Work to do =
Starting at the first line of the listing below, repeat each line exactly until the line containing "fill=fillB] (fB) at", which you include. Leave out pictures.

Dataset section =
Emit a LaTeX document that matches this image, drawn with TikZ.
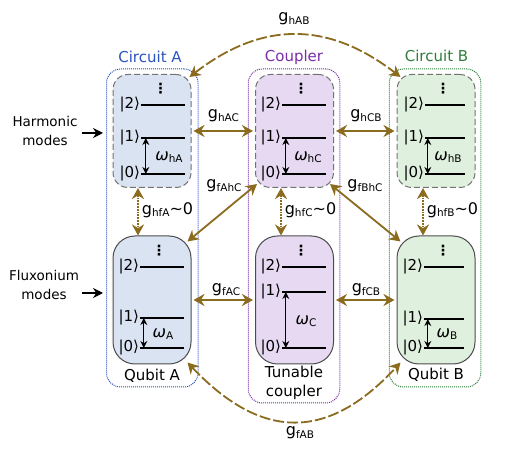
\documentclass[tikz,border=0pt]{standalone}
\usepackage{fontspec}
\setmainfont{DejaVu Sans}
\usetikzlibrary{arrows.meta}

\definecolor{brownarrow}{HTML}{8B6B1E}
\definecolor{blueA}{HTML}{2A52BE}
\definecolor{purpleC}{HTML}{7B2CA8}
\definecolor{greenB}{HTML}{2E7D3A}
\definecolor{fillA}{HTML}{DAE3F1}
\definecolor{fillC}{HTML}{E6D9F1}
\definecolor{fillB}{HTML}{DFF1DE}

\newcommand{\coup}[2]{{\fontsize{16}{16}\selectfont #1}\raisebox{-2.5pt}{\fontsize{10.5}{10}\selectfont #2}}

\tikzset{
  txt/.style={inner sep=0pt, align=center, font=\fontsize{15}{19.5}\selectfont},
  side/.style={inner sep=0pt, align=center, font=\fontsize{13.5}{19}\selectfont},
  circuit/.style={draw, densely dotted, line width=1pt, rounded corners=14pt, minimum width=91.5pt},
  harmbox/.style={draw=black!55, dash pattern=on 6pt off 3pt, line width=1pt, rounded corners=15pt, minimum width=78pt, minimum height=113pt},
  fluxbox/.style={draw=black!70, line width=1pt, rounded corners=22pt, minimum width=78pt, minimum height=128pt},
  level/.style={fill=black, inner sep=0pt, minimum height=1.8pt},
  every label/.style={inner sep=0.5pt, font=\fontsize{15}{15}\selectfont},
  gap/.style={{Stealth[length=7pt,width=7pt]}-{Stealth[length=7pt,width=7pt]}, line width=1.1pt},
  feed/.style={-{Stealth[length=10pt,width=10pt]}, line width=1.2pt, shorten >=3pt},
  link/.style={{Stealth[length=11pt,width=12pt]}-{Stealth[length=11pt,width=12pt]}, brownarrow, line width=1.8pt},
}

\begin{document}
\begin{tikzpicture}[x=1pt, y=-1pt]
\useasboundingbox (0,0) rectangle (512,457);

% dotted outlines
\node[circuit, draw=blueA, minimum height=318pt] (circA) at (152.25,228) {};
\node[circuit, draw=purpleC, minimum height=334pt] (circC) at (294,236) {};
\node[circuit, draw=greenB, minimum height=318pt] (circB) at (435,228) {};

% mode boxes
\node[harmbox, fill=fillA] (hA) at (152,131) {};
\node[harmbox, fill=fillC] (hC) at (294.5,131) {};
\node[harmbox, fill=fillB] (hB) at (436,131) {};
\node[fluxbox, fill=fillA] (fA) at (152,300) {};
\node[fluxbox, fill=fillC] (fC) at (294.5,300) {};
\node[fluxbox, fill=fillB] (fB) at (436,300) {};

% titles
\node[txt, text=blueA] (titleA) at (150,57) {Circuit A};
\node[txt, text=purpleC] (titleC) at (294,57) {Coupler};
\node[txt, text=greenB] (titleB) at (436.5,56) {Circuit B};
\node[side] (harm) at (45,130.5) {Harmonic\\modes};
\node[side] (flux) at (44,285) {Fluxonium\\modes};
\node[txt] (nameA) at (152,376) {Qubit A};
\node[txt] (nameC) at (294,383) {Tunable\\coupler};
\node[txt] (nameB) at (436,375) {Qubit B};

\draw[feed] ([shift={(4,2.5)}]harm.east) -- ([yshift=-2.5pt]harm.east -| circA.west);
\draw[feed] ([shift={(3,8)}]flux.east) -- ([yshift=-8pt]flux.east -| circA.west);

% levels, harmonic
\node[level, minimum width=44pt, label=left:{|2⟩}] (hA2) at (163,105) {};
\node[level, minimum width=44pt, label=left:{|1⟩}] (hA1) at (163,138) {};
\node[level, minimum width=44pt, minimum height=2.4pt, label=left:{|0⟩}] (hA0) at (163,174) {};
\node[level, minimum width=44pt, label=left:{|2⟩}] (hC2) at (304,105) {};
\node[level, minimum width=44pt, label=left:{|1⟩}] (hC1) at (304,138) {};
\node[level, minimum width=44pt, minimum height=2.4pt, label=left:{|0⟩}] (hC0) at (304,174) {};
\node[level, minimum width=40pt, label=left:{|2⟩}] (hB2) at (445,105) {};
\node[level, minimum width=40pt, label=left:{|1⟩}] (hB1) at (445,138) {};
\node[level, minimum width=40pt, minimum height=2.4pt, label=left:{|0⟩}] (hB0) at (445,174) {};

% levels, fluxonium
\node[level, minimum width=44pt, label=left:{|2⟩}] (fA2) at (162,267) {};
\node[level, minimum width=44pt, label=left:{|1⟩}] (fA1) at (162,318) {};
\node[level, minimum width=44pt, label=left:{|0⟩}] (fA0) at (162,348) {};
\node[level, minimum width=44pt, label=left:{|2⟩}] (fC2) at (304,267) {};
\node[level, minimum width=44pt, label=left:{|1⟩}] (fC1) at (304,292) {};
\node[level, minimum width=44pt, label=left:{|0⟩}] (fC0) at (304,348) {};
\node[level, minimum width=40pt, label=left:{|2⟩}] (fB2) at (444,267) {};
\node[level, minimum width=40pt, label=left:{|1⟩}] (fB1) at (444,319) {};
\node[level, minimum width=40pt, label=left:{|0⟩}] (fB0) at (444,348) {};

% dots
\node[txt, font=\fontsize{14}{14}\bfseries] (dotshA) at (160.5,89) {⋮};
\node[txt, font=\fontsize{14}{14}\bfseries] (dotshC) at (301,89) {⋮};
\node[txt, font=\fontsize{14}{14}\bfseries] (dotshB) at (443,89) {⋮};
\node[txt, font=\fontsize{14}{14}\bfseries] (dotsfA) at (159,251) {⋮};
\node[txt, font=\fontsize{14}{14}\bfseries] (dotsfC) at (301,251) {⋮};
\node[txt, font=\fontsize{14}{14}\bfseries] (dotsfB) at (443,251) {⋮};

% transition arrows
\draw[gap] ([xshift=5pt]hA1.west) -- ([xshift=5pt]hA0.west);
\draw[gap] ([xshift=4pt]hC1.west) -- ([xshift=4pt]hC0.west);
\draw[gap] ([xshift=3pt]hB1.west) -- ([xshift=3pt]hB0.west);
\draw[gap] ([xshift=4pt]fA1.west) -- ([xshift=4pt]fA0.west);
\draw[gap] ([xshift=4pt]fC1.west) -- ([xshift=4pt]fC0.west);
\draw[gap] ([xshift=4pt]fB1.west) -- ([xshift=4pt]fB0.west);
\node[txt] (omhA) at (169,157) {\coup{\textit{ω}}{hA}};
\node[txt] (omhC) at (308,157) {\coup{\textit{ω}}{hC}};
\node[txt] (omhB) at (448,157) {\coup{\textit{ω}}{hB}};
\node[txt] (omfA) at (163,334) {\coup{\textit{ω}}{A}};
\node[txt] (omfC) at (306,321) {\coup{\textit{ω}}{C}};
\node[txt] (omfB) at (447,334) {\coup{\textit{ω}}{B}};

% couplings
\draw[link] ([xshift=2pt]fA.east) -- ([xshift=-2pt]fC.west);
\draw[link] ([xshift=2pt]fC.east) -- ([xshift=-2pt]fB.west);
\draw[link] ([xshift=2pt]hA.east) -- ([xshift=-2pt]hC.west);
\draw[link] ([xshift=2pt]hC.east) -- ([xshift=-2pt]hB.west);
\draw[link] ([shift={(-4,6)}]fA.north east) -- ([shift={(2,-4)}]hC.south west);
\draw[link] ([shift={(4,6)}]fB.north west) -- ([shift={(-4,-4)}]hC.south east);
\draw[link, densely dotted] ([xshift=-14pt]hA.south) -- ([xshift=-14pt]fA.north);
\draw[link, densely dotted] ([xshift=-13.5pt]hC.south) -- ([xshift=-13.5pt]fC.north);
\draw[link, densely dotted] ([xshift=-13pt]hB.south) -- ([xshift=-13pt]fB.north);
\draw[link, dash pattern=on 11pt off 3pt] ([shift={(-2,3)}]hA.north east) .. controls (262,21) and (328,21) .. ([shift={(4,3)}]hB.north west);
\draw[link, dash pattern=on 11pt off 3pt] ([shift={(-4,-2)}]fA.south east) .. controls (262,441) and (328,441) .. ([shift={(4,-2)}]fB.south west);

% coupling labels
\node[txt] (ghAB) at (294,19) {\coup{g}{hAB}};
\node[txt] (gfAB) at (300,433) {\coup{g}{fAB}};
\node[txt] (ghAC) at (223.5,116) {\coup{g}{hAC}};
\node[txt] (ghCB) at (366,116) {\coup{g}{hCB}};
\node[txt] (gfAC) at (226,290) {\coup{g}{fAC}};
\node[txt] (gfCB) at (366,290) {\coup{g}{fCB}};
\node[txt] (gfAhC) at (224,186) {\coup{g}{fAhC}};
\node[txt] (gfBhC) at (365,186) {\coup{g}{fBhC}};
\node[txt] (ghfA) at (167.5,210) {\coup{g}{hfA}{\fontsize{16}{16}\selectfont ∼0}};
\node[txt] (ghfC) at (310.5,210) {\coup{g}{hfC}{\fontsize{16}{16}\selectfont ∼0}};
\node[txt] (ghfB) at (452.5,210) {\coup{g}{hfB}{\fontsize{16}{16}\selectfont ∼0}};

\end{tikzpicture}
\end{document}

The response =
Emit a LaTeX document that matches this image, drawn with TikZ.
\documentclass[tikz,border=0pt]{standalone}
\usepackage{fontspec}
\setmainfont{DejaVu Sans}
\usetikzlibrary{arrows.meta}

\definecolor{brownarrow}{HTML}{8B6B1E}
\definecolor{blueA}{HTML}{2A52BE}
\definecolor{purpleC}{HTML}{7B2CA8}
\definecolor{greenB}{HTML}{2E7D3A}
\definecolor{fillA}{HTML}{DAE3F1}
\definecolor{fillC}{HTML}{E6D9F1}
\definecolor{fillB}{HTML}{DFF1DE}

\newcommand{\coup}[2]{{\fontsize{16}{16}\selectfont #1}\raisebox{-2.5pt}{\fontsize{10.5}{10}\selectfont #2}}

\tikzset{
  txt/.style={inner sep=0pt, align=center, font=\fontsize{15}{19.5}\selectfont},
  side/.style={inner sep=0pt, align=center, font=\fontsize{13.5}{19}\selectfont},
  circuit/.style={draw, densely dotted, line width=1pt, rounded corners=14pt, minimum width=91.5pt},
  harmbox/.style={draw=black!55, dash pattern=on 6pt off 3pt, line width=1pt, rounded corners=15pt, minimum width=78pt, minimum height=113pt},
  fluxbox/.style={draw=black!70, line width=1pt, rounded corners=22pt, minimum width=78pt, minimum height=128pt},
  level/.style={fill=black, inner sep=0pt, minimum height=1.8pt},
  every label/.style={inner sep=0.5pt, font=\fontsize{15}{15}\selectfont},
  gap/.style={{Stealth[length=7pt,width=7pt]}-{Stealth[length=7pt,width=7pt]}, line width=1.1pt},
  feed/.style={-{Stealth[length=10pt,width=10pt]}, line width=1.2pt, shorten >=3pt},
  link/.style={{Stealth[length=11pt,width=12pt]}-{Stealth[length=11pt,width=12pt]}, brownarrow, line width=1.8pt},
}

\begin{document}
\begin{tikzpicture}[x=1pt, y=-1pt]
\useasboundingbox (0,0) rectangle (512,457);

% dotted outlines
\node[circuit, draw=blueA, minimum height=318pt] (circA) at (152.25,228) {};
\node[circuit, draw=purpleC, minimum height=334pt] (circC) at (294,236) {};
\node[circuit, draw=greenB, minimum height=318pt] (circB) at (435,228) {};

% mode boxes
\node[harmbox, fill=fillA] (hA) at (152,131) {};
\node[harmbox, fill=fillC] (hC) at (294.5,131) {};
\node[harmbox, fill=fillB] (hB) at (436,131) {};
\node[fluxbox, fill=fillA] (fA) at (152,300) {};
\node[fluxbox, fill=fillC] (fC) at (294.5,300) {};
\node[fluxbox, fill=fillB] (fB) at (436,300) {};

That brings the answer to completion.